How easily we take the notion of ‘nationhood’ for granted. “We are a nation,” we say, and it seems so obvious that it is hardly worthwhile discussing. Yet, it may come as a surprise to learn that the ‘idea’ of ‘the Nation’ has come under a veritable avalanche of scholarly debate in the last forty years. Issues like ‘what constitutes a nation?’ and, ‘is the very idea of nationhood a relatively new one?’ (Afterall, we all learned about Empires and Kingdoms in our school years but when did nations – as a new form of political understating – actually come into being?)

The online Oxford Bibliography spells out the current debate thus:

Originally nations were assumed to be self-evident. Nations were a people sharing a common immutable ethnicity, which dated to the mists of time and could be seen by their shared language, history, bloodline, culture, character, habits, and manners. It was not necessary that these national peoples had an independent existence as a state, but there was a growing assumption that the nation was the people, the people were ultimately sovereign, and therefore nations should have their own state—a vision which had a certain efflorescence in the late 18th century in the Americas and Europe, a perspective that dominated the transformations of Europe after World War I, and an agenda that gave succor to numerous anti-imperial movements throughout the world in the 20th century.
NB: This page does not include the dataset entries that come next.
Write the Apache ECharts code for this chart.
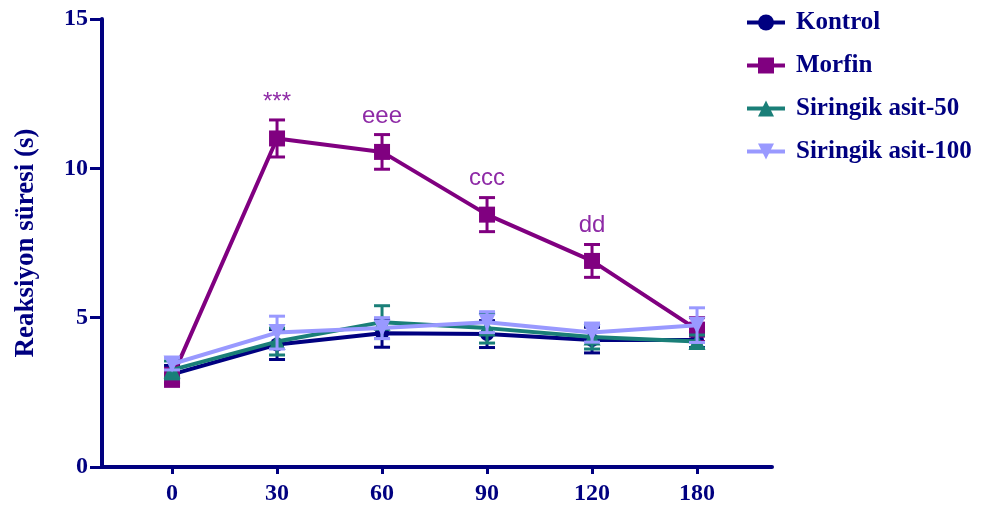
<!DOCTYPE html>
<html><head><meta charset="utf-8">
<script src="https://cdn.jsdelivr.net/npm/echarts@6/dist/echarts.min.js"></script>
<style>html,body{margin:0;padding:0;background:#fff}#c{width:981px;height:513px}</style>
</head><body><div id="c"></div>
<script>
const categories = ['0', '30', '60', '90', '120', '180'];
const seriesNames = ['Kontrol', 'Morfin', 'Siringik asit-50', 'Siringik asit-100'];
const kontrol = [3.1, 4.1, 4.48, 4.45, 4.25, 4.25];
const kontrolErr = [0.3, 0.5, 0.47, 0.45, 0.43, 0.25];
const morfin = [3.0, 11.0, 10.55, 8.45, 6.9, 4.6];
const morfinErr = [0.3, 0.62, 0.58, 0.57, 0.55, 0.4];
const sa50 = [3.25, 4.2, 4.85, 4.65, 4.35, 4.2];
const sa50Err = [0.3, 0.45, 0.55, 0.5, 0.4, 0.22];
const sa100 = [3.45, 4.5, 4.65, 4.85, 4.5, 4.75];
const sa100Err = [0.2, 0.55, 0.35, 0.35, 0.32, 0.58];
const morfinMarks = ['', '***', 'eee', 'ccc', 'dd', ''];
const yTicks = [0, 5, 10, 15];

const NAVY = '#000080';
const colors = ['#000080', '#800080', '#1a7f78', '#9999ff'];
const symbols = ['circle', 'rect', 'triangle', 'path://M0,0 L10,0 L5,10 Z'];
const symSizes = [14, 16, 17, 17];
const vals = [kontrol, morfin, sa50, sa100];
const errs = [kontrolErr, morfinErr, sa50Err, sa100Err];
const serif = '"Liberation Serif", "DejaVu Serif", serif';

const chart = echarts.init(document.getElementById('c'));
const series = [];
vals.forEach((v, si) => {
  series.push({
    type: 'custom', name: seriesNames[si] + ' (SEM)', silent: true,
    color: colors[si],
    renderItem: function (params, api) {
      const x = api.value(0), y = api.value(1), e = api.value(2);
      const top = api.coord([x, y + e]);
      const bot = api.coord([x, y - e]);
      const hw = 8;
      const st = { stroke: colors[si], lineWidth: 3 };
      return { type: 'group', children: [
        { type: 'line', shape: { x1: top[0], y1: top[1], x2: bot[0], y2: bot[1] }, style: st },
        { type: 'line', shape: { x1: top[0] - hw, y1: top[1], x2: top[0] + hw, y2: top[1] }, style: st },
        { type: 'line', shape: { x1: bot[0] - hw, y1: bot[1], x2: bot[0] + hw, y2: bot[1] }, style: st }
      ]};
    },
    data: v.map((y, i) => [i, y, errs[si][i]]),
    z: 2 + si * 2
  });
  series.push({
    type: 'line', name: seriesNames[si], color: colors[si],
    data: v.map((y, i) => {
      const d = { value: [i, y] };
      if (si === 1 && morfinMarks[i]) {
        d.label = { show: true, formatter: morfinMarks[i], position: 'top', distance: 16,
          color: '#8e2aa6', fontSize: 24, fontFamily: '"Liberation Sans", Arial, sans-serif' };
      }
      return d;
    }),
    symbol: symbols[si], symbolSize: symSizes[si], showAllSymbol: true,
    lineStyle: { color: colors[si], width: 4 },
    itemStyle: { color: colors[si], opacity: 1 },
    label: { show: false },
    emphasis: { disabled: true },
    z: 3 + si * 2
  });
});

chart.setOption({
  animation: false,
  grid: { left: 102, right: 209, top: 19, bottom: 46, containLabel: false },
  legend: {
    orient: 'vertical', left: 740, top: 5, itemWidth: 38, itemHeight: 20, itemGap: 18,
    data: seriesNames,
    lineStyle: { width: 4 },
    textStyle: { color: NAVY, fontSize: 25, fontWeight: 'bold', fontFamily: serif, padding: [0, 0, 0, 6] },
    selectedMode: false
  },
  xAxis: {
    type: 'value', min: -0.667, max: 5.714,
    splitLine: { show: false },
    axisLine: { onZero: false, lineStyle: { color: NAVY, width: 4 } },
    axisTick: { show: true, length: 7, lineStyle: { color: NAVY, width: 3 }, customValues: [0, 1, 2, 3, 4, 5] },
    axisLabel: { customValues: [0, 1, 2, 3, 4, 5], formatter: v => categories[Math.round(v)],
      color: NAVY, fontSize: 24, fontWeight: 'bold', fontFamily: serif, margin: 15 }
  },
  yAxis: {
    type: 'value', min: 0, max: 15, interval: 5,
    name: 'Reaksiyon süresi (s)', nameLocation: 'middle', nameGap: 62, nameRotate: 90,
    nameTextStyle: { color: NAVY, fontSize: 27, fontWeight: 'bold', fontFamily: serif },
    splitLine: { show: false },
    axisLine: { show: true, onZero: false, lineStyle: { color: NAVY, width: 4 } },
    axisTick: { show: true, length: 12, lineStyle: { color: NAVY, width: 3 } },
    axisLabel: { color: NAVY, fontSize: 24, fontWeight: 'bold', fontFamily: serif, margin: 14,
      formatter: v => yTicks.includes(v) ? String(v) : '' }
  },
  series: series
});
</script></body></html>
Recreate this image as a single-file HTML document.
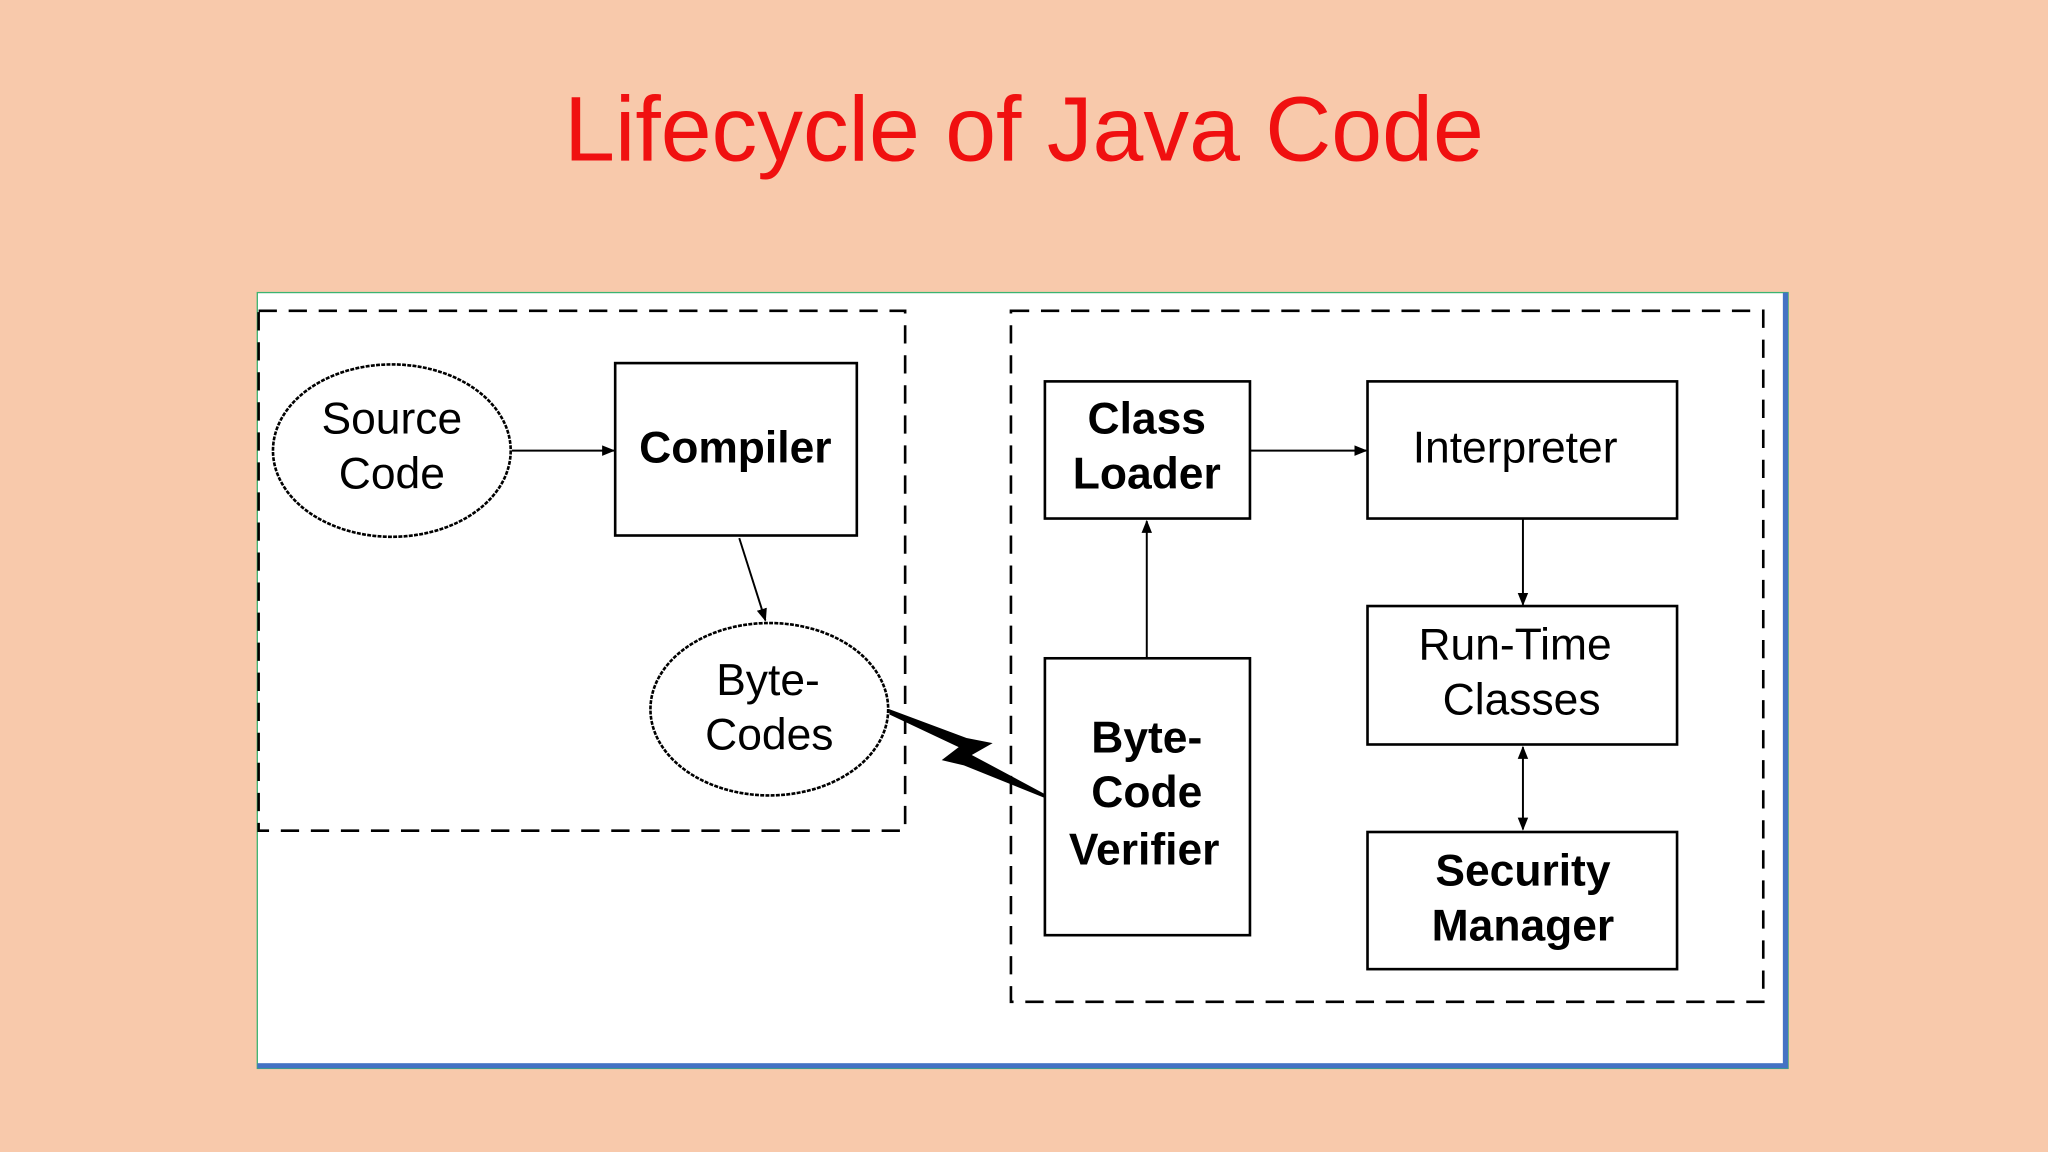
<!DOCTYPE html>
<html><head><meta charset="utf-8"><style>
html,body{margin:0;padding:0;width:2048px;height:1152px;overflow:hidden;background:#F8C9AB}
svg{display:block}
</style></head><body>
<svg width="2048" height="1152" viewBox="0 0 1568 882" xmlns="http://www.w3.org/2000/svg">
<defs><marker id="a" markerWidth="10" markerHeight="10" refX="9" refY="5" orient="auto" markerUnits="userSpaceOnUse"><path d="M0,1 L10,5 L0,9 z" fill="#000"/></marker>
<marker id="b" markerWidth="10" markerHeight="10" refX="1" refY="5" orient="auto" markerUnits="userSpaceOnUse"><path d="M10,1 L0,5 L10,9 z" fill="#000"/></marker></defs>
<rect width="1568" height="882" fill="#F8C9AB"/>
<text x="784" y="123" text-anchor="middle" font-family="Liberation Sans, sans-serif" font-size="70" fill="#F01010">Lifecycle of Java Code</text>
<rect x="197" y="224" width="1172" height="594" fill="#fff" stroke="#3cb371" stroke-width="1"/>
<rect x="1365" y="224" width="4" height="594" fill="#4472C4"/>
<rect x="197" y="814" width="1172" height="4" fill="#4472C4"/>
<g fill="none" stroke="#000" stroke-width="2" stroke-dasharray="14,9">
<rect x="198" y="238" width="495" height="398"/>
<rect x="774" y="238" width="576" height="529"/>
</g>
<g fill="#fff" stroke="#000" stroke-width="2">
<ellipse cx="300" cy="345" rx="91" ry="66" stroke-dasharray="3,1"/>
<rect x="471" y="278" width="185" height="132"/>
<ellipse cx="589" cy="543" rx="91" ry="66" stroke-dasharray="3,1"/>
<rect x="800" y="292" width="157" height="105"/>
<rect x="1047" y="292" width="237" height="105"/>
<rect x="1047" y="464" width="237" height="106"/>
<rect x="1047" y="637" width="237" height="105"/>
<rect x="800" y="504" width="157" height="212"/>
</g>
<g stroke="#000" stroke-width="1.5" fill="none">
<line x1="392" y1="345" x2="470" y2="345" marker-end="url(#a)"/>
<line x1="566" y1="412" x2="586" y2="475" marker-end="url(#a)"/>
<line x1="957" y1="345" x2="1046" y2="345" marker-end="url(#a)"/>
<line x1="1166" y1="397" x2="1166" y2="463" marker-end="url(#a)"/>
<line x1="1166" y1="572" x2="1166" y2="635" marker-end="url(#a)" marker-start="url(#b)"/>
<line x1="878" y1="503" x2="878" y2="399" marker-end="url(#a)"/>
</g>
<polygon points="681,543 740,565 760,569 744,578 800,608 800,611 738,586 721,582 734,572 681,547" fill="#000"/>
<g font-family="Liberation Sans, sans-serif" font-size="34" text-anchor="middle" fill="#000">
<text x="300" y="332">Source</text><text x="300" y="374">Code</text>
<text x="588" y="532">Byte-</text><text x="589" y="574">Codes</text>
<text x="1160" y="354">Interpreter</text>
<text x="1160" y="505">Run-Time</text><text x="1165" y="547">Classes</text>
<g font-weight="bold">
<text x="563" y="354">Compiler</text>
<text x="878" y="332">Class</text><text x="878" y="374">Loader</text>
<text x="878" y="576">Byte-</text><text x="878" y="618">Code</text><text x="876" y="662">Verifier</text>
<text x="1166" y="678">Security</text><text x="1166" y="720">Manager</text>
</g></g>
</svg>
</body></html>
Hans Kung, in his monumental work Christianity, maintains a very similar argument – but from a philosophical/theological perspective. He too maintains that the concept, the very ‘idea’ of ‘Nation,’ came to birth in the very optimistic thinking of the eighteenth century. Revolution was in the air (America, France) and the age of kings and colonial powers was being rejected. Kung goes on to express concern that over-investment in ‘the nation’ soon leads to nationalism, and, given the ghastly history of warfare and nationalism, we can be forgiven for being hypervigilant about ever repeating these terrible pitfalls of history. The natural reaction to nationalism is globalism but for many the jury is still out as to whether or not the effect of the latter will restrain and curb the excesses of the former.

There is therefore much to be cynical about, if you wish, when contemplating the actual idea of nationhood itself. Yet, for all the shifting sands of polity St Paul reminds us: “Let every person be subject to the governing authorities; for there is no authority except from God, and those authorities that exist have been instituted by God.” Rom 13:1. We should not think for a moment that Paul was writing this when the political winds were favourable. Nero was emperor of Rome and although he was yet to turn into the anti-Christian evil emperor of history, the early signs of what was to come were certainly evident. Besides, isn’t Paul just echoing our Lords’ injunction to “…render unto Caesar”? As one commentator sums up:

Submit [arguably, a better translation than the NRSV ‘be subject to’] is used throughout New Testament writings for social relationships, asking every Christian ( everyone is emphatic) to accept the authorities of society (governor-citizen, husband-wife, slave-master); in other words, all should take their places willingly in the social strata of the day. Romans, InterVarsity Press, 2010. Brackets mine.

So, in less than politically favourable situations Christians are called to submit to (obey) the authorities, even if those authorities are less than sympathetic to our particular beliefs and behaviours (St Paul was writing Romans almost three centuries before Christianity would become the official religion of the Roman Empire and Christians would be safe from persecution once and for all.)

There are two caveats to this submission. Firstly, in Eph 5:21 Paul urges us to “Be subject to one another out of reverence for Christ.” So, the act of submitting does not automatically denote inferiority. Secondly, we note the injunction to obey/submit/be subject to, is not absolute in the New Testament (in Acts 4: 20, for instance,  we see Peter and John, under interrogation from the Temple authorities, asking whether or not God or the authorities should be obeyed.) So, while submission to the authorities should never be robotic nor blindly unquestioning (especially in matters of ‘rendering unto Caesar’) there still remains at the heart of the New Testament the basic requirement for all the faithful to be good citizens.

In the broad sweep of history, we now find ourselves as Australians in a nation that holds to the principles of democracy. As I stated in the opening lines above, it is all to easy to take such things for granted. Nations and democracies are not perfect (no human institutions are) and it is one of the great privileges of democracies that we are free to moan and groan about things we don’t like. For those of us who stand proudly as citizens of another kingdom – an eternal polity if you like – let us also stand proudly as citizens of this earthly one.